What is expected:
Everything from the line containing "What React, TypeScript" through the line containing "const yTicks = [3, 3.5, 4, 4.5, 5];" must be written out exactly, and nothing more; leave any pictures out.

Information supplied:

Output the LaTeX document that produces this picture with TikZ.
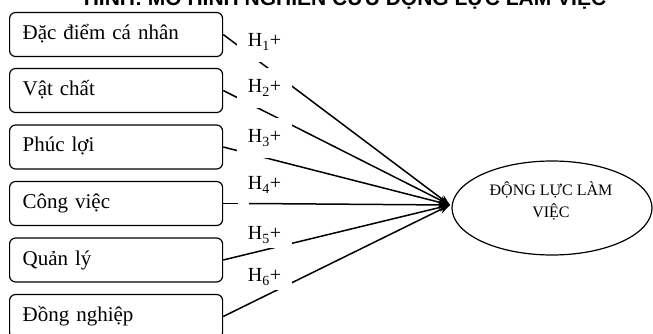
\documentclass[tikz,border=0pt]{standalone}
\usepackage{fontspec}
\setmainfont{Liberation Serif}
\newfontfamily\titlefont{Liberation Sans}
\usetikzlibrary{arrows.meta,shapes.geometric}
\begin{document}
\begin{tikzpicture}[x=1pt,y=-1pt,
  factor/.style={draw,rounded corners=6pt,line width=1.2pt,minimum height=44pt,
    text width=187pt,inner xsep=13pt,inner ysep=0pt,align=left,
    text height=14pt,text depth=4pt,font=\fontsize{21}{25}\selectfont,anchor=west},
  hlabel/.style={fill=white,minimum width=55pt,inner sep=0pt,font=\fontsize{20}{24}\selectfont},
  link/.style={line width=1.5pt,-{Stealth[length=11pt,width=8pt]}},
  plain/.style={line width=1.5pt}]
\useasboundingbox (0,0) rectangle (653,334);
\clip (0,0) rectangle (653,334);
\node[anchor=base,font=\titlefont\bfseries\fontsize{21}{25}\selectfont] (title) at (345,5.5) {HÌNH: MÔ HÌNH NGHIÊN CỨU ĐỘNG LỰC LÀM VIỆC};
\node[factor] (b1) at (9,34.5) {Đặc điểm cá nhân};
\node[factor] (b2) at (9,90.5) {Vật chất};
\node[factor] (b3) at (9,147) {Phúc lợi};
\node[factor] (b4) at (9,203.5) {Công việc};
\node[factor] (b5) at (9,260) {Quản lý};
\node[factor] (b6) at (9,316.5) {Đồng nghiệp};
\node[draw,ellipse,line width=1.2pt,minimum width=200pt,minimum height=94pt,inner sep=0pt] (dl) at (552,208) {};
\node[align=center,font=\fontsize{16}{22}\selectfont] (dltext) at (551,201) {ĐỘNG LỰC LÀM\\VIỆC};
\coordinate (tip) at (450,205);
\coordinate (g4a) at (238,203.5);
\coordinate (g4b) at (249,203.5);
\draw[link] (b1.east) -- (tip);
\draw[link] (b2.east) -- (tip);
\draw[link] (b3.east) -- (tip);
\draw[plain] (b4.east) -- (g4a);
\draw[link] (g4b) -- (tip);
\draw[link] (b5.east) -- (tip);
\draw[link] (b6.east) -- (tip);
\node[hlabel,minimum height=40pt] (h1) at (264.5,42) {H\textsubscript{1}+};
\node[hlabel,minimum height=40pt] (h2) at (264.5,88) {H\textsubscript{2}+};
\node[hlabel,minimum height=40pt] (h3) at (264.5,138) {H\textsubscript{3}+};
\node[hlabel,minimum height=30pt] (h4) at (264.5,185) {H\textsubscript{4}+};
\node[hlabel,minimum height=26pt] (h5) at (264.5,235) {H\textsubscript{5}+};
\node[hlabel,minimum height=26pt] (h6) at (264.5,277) {H\textsubscript{6}+};
\end{tikzpicture}
\end{document}
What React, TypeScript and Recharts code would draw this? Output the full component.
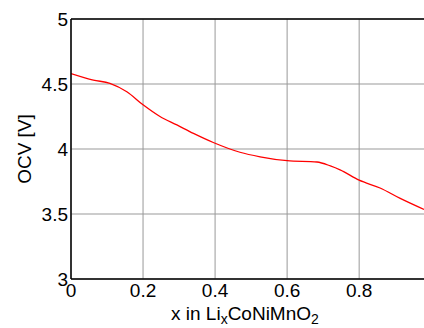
import { LineChart, Line, XAxis, YAxis, CartesianGrid, ReferenceLine } from "recharts";

// state of charge x in LixCoNiMnO2
const xValues = [0, 0.062, 0.108, 0.155, 0.2, 0.247, 0.294, 0.34, 0.395, 0.469, 0.525, 0.6, 0.683, 0.72, 0.747, 0.8, 0.858, 0.914, 0.98];
// open circuit voltage [V]
const ocvValues = [4.58, 4.53, 4.505, 4.44, 4.34, 4.25, 4.185, 4.12, 4.05, 3.975, 3.94, 3.91, 3.9, 3.87, 3.84, 3.76, 3.7, 3.62, 3.535];

const xTicks = [0, 0.2, 0.4, 0.6, 0.8];
const yTicks = [3, 3.5, 4, 4.5, 5];

const data = xValues.map((x, i) => ({ x, ocv: ocvValues[i] }));

const FONT = "Liberation Sans, Arial, sans-serif";
const FS = 19;

function XLabel() {
  return (
    <text x={171} y={320} fontSize={FS} fontFamily={FONT} fill="#000">
      <tspan>x in Li</tspan>
      <tspan dy={4} fontSize={14}>x</tspan>
      <tspan dy={-4}>CoNiMnO</tspan>
      <tspan dy={4} fontSize={14}>2</tspan>
    </text>
  );
}

export default function App() {
  return (
    <div style={{ position: "absolute", left: 0, top: 0, background: "#fff" }}>
      <LineChart width={424} height={328} data={data} margin={{ top: 19, right: 0, bottom: 0, left: 0 }}>
        <CartesianGrid stroke="#999" strokeWidth={1} horizontalValues={yTicks} verticalValues={xTicks} />
        <XAxis
          dataKey="x"
          type="number"
          domain={[0, 0.98]}
          ticks={xTicks}
          allowDataOverflow
          height={49}
          stroke="#000"
          strokeWidth={1.5}
          tickLine={false}
          tickSize={5}
          tickMargin={0}
          tick={{ fontSize: FS, fill: "#000", fontFamily: FONT }}
          label={<XLabel />}
        />
        <YAxis
          type="number"
          domain={[3, 5]}
          ticks={yTicks}
          width={71}
          stroke="#000"
          strokeWidth={1.5}
          tickLine={false}
          tickSize={3}
          tickMargin={0}
          tick={{ fontSize: FS, fill: "#000", fontFamily: FONT }}
          label={{
            value: "OCV [V]",
            angle: -90,
            position: "insideLeft",
            offset: 24,
            style: { fontSize: FS, fill: "#000", fontFamily: FONT, textAnchor: "middle" },
          }}
        />
        <ReferenceLine y={5} stroke="#000" strokeWidth={1.5} />
        <Line
          type="monotone"
          dataKey="ocv"
          stroke="#ff0000"
          strokeWidth={1.3}
          dot={false}
          isAnimationActive={false}
        />
      </LineChart>
    </div>
  );
}
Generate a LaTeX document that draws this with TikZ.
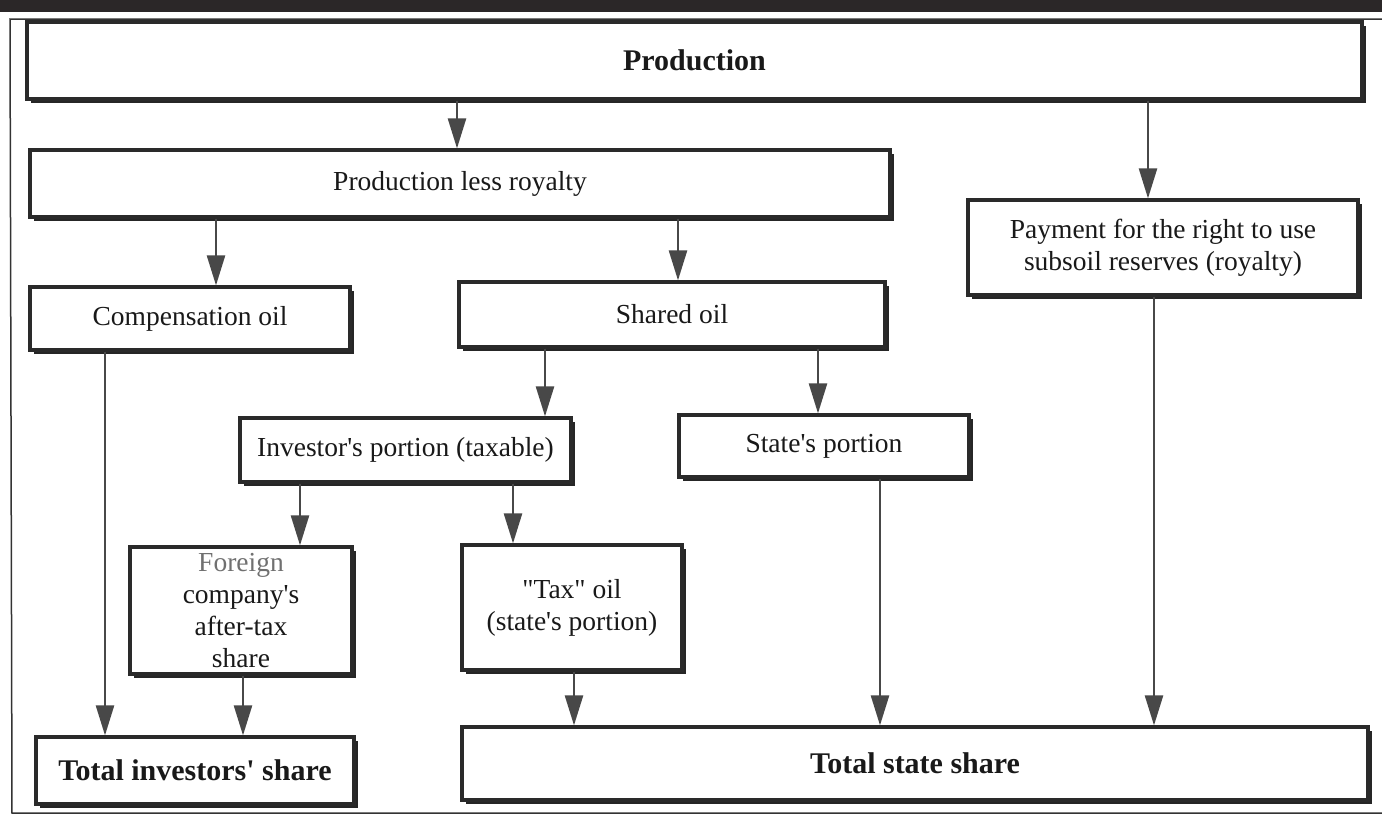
\documentclass[tikz,border=0pt]{standalone}
\usepackage{fontspec}
\setmainfont{Liberation Serif}[Ligatures=TeXOff]
\usetikzlibrary{arrows.meta,shadows}
\definecolor{inkc}{HTML}{2A2A2A}
\definecolor{arrc}{HTML}{484848}
\definecolor{bandc}{HTML}{2B2728}
\definecolor{grayt}{HTML}{707070}
\tikzset{
  box/.style={draw=inkc, line width=3.2pt, fill=white, align=center, text=black!90,
    inner sep=2pt, font=\fontsize{27.5}{32}\selectfont,
    drop shadow={shadow xshift=4pt, shadow yshift=-4pt, fill=black!85, opacity=1}},
  boldbox/.style={box, font=\fontsize{30}{34}\selectfont\bfseries},
  arr/.style={draw=arrc, line width=2.4pt, -{Triangle[width=18pt,length=30pt]}, fill=arrc},
  frame/.style={draw=black!80, line width=1.5pt}
}
\begin{document}
\begin{tikzpicture}[x=1pt,y=-1pt]
\useasboundingbox (0,0) rectangle (1382,819);
\fill[white] (0,0) rectangle (1382,819);
% scan band and outer frame
\fill[bandc] (0,0) rectangle (1382,12);
\draw[frame] (1382,19) -- (10,19) -- (12,813) -- (1382,813);
% boxes
\node[boldbox, minimum width=1335pt, minimum height=77pt] (prod) at (694.5,60.5) {Production};
\node[box, minimum width=860pt, minimum height=67pt] (plr) at (460,183.5) {Production less royalty};
\node[box, minimum width=390pt, minimum height=95pt] (pay) at (1163,247.5) {Payment for the right to use\\subsoil reserves (royalty)};
\node[box, minimum width=320pt, minimum height=63pt] (comp) at (190,318.5) {Compensation oil};
\node[box, minimum width=426pt, minimum height=65pt] (shared) at (672,314.5) {Shared oil};
\node[box, minimum width=331pt, minimum height=64pt] (inv) at (405.5,450) {Investor's portion (taxable)};
\node[box, minimum width=290pt, minimum height=62pt] (state) at (824,446) {State's portion};
\node[box, minimum width=222pt, minimum height=127pt] (foreign) at (241,610.5) {\textcolor{grayt}{Foreign}\\company's\\after-tax\\share};
\node[box, minimum width=220pt, minimum height=125pt] (tax) at (572,607.5) {"Tax" oil\\(state's portion)};
\node[boldbox, minimum width=318pt, minimum height=67pt] (totinv) at (195,770.5) {Total investors' share};
\node[boldbox, minimum width=906pt, minimum height=73pt] (totstate) at (915,763.5) {Total state share};
% arrow columns
\coordinate (a1) at (457,0);
\coordinate (a2) at (1148,0);
\coordinate (a3) at (216,0);
\coordinate (a4) at (678,0);
\coordinate (a5) at (545,0);
\coordinate (a6) at (818,0);
\coordinate (a7) at (300,0);
\coordinate (a8) at (513,0);
\coordinate (a9) at (243,0);
\coordinate (a10) at (105,0);
\coordinate (a11) at (574,0);
\coordinate (a12) at (880,0);
\coordinate (a13) at (1154,0);
% connectors
\draw[arr] (prod.south -| a1) -- (plr.north -| a1);
\draw[arr] (prod.south -| a2) -- (pay.north -| a2);
\draw[arr] (plr.south -| a3) -- (comp.north -| a3);
\draw[arr] (plr.south -| a4) -- (shared.north -| a4);
\draw[arr] (shared.south -| a5) -- (inv.north -| a5);
\draw[arr] (shared.south -| a6) -- (state.north -| a6);
\draw[arr] (inv.south -| a7) -- (foreign.north -| a7);
\draw[arr] (inv.south -| a8) -- (tax.north -| a8);
\draw[arr] (foreign.south -| a9) -- (totinv.north -| a9);
\draw[arr] (comp.south -| a10) -- (totinv.north -| a10);
\draw[arr] (tax.south -| a11) -- (totstate.north -| a11);
\draw[arr] (state.south -| a12) -- (totstate.north -| a12);
\draw[arr] (pay.south -| a13) -- (totstate.north -| a13);
\end{tikzpicture}
\end{document}
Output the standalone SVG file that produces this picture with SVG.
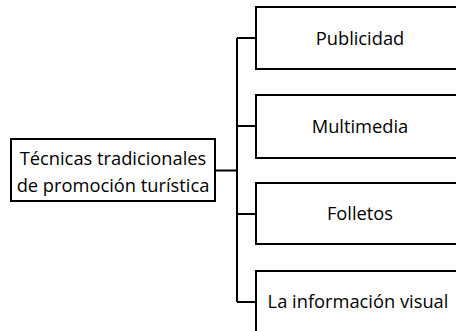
<svg xmlns="http://www.w3.org/2000/svg" width="456" height="331" viewBox="0 0 456 331">
<style>
.box{fill:#fff;stroke:#000;stroke-width:2}
.t{font-family:"Open Sans","Liberation Sans",sans-serif;font-size:18.3px;fill:#000;text-anchor:middle}
.c{fill:none;stroke:#000;stroke-width:2}
</style>
<rect width="456" height="331" fill="#fff"/>
<g id="connectors">
<path class="c" d="M215 170.5H237M237 38V302M237 38H256M237 126H256M237 214H256M237 302H256"/>
</g>
<g id="root">
<rect class="box" x="11" y="139" width="204" height="62"/>
<text class="t" x="113" y="165">Técnicas tradicionales</text>
<text class="t" x="113" y="192">de promoción turística</text>
</g>
<g id="n1">
<rect class="box" x="256" y="7" width="210" height="62"/>
<text class="t" x="360" y="45">Publicidad</text>
</g>
<g id="n2">
<rect class="box" x="256" y="95" width="210" height="63"/>
<text class="t" x="360" y="133">Multimedia</text>
</g>
<g id="n3">
<rect class="box" x="256" y="183" width="210" height="61"/>
<text class="t" x="360" y="220">Folletos</text>
</g>
<g id="n4">
<rect class="box" x="256" y="271" width="210" height="70"/>
<text class="t" x="358" y="308">La información visual</text>
</g>
</svg>
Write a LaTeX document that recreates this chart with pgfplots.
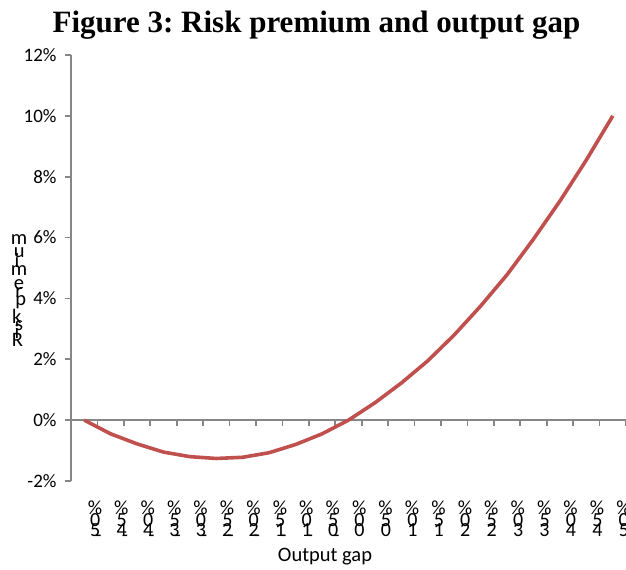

Right answer:
What React, TypeScript and Recharts code would draw this? Output the full component.
import { LineChart, Line, XAxis, YAxis, CartesianGrid, ReferenceLine } from "recharts";

// state of charge x in LixCoNiMnO2
const xValues = [0, 0.062, 0.108, 0.155, 0.2, 0.247, 0.294, 0.34, 0.395, 0.469, 0.525, 0.6, 0.683, 0.72, 0.747, 0.8, 0.858, 0.914, 0.98];
// open circuit voltage [V]
const ocvValues = [4.58, 4.53, 4.505, 4.44, 4.34, 4.25, 4.185, 4.12, 4.05, 3.975, 3.94, 3.91, 3.9, 3.87, 3.84, 3.76, 3.7, 3.62, 3.535];

const xTicks = [0, 0.2, 0.4, 0.6, 0.8];
const yTicks = [3, 3.5, 4, 4.5, 5];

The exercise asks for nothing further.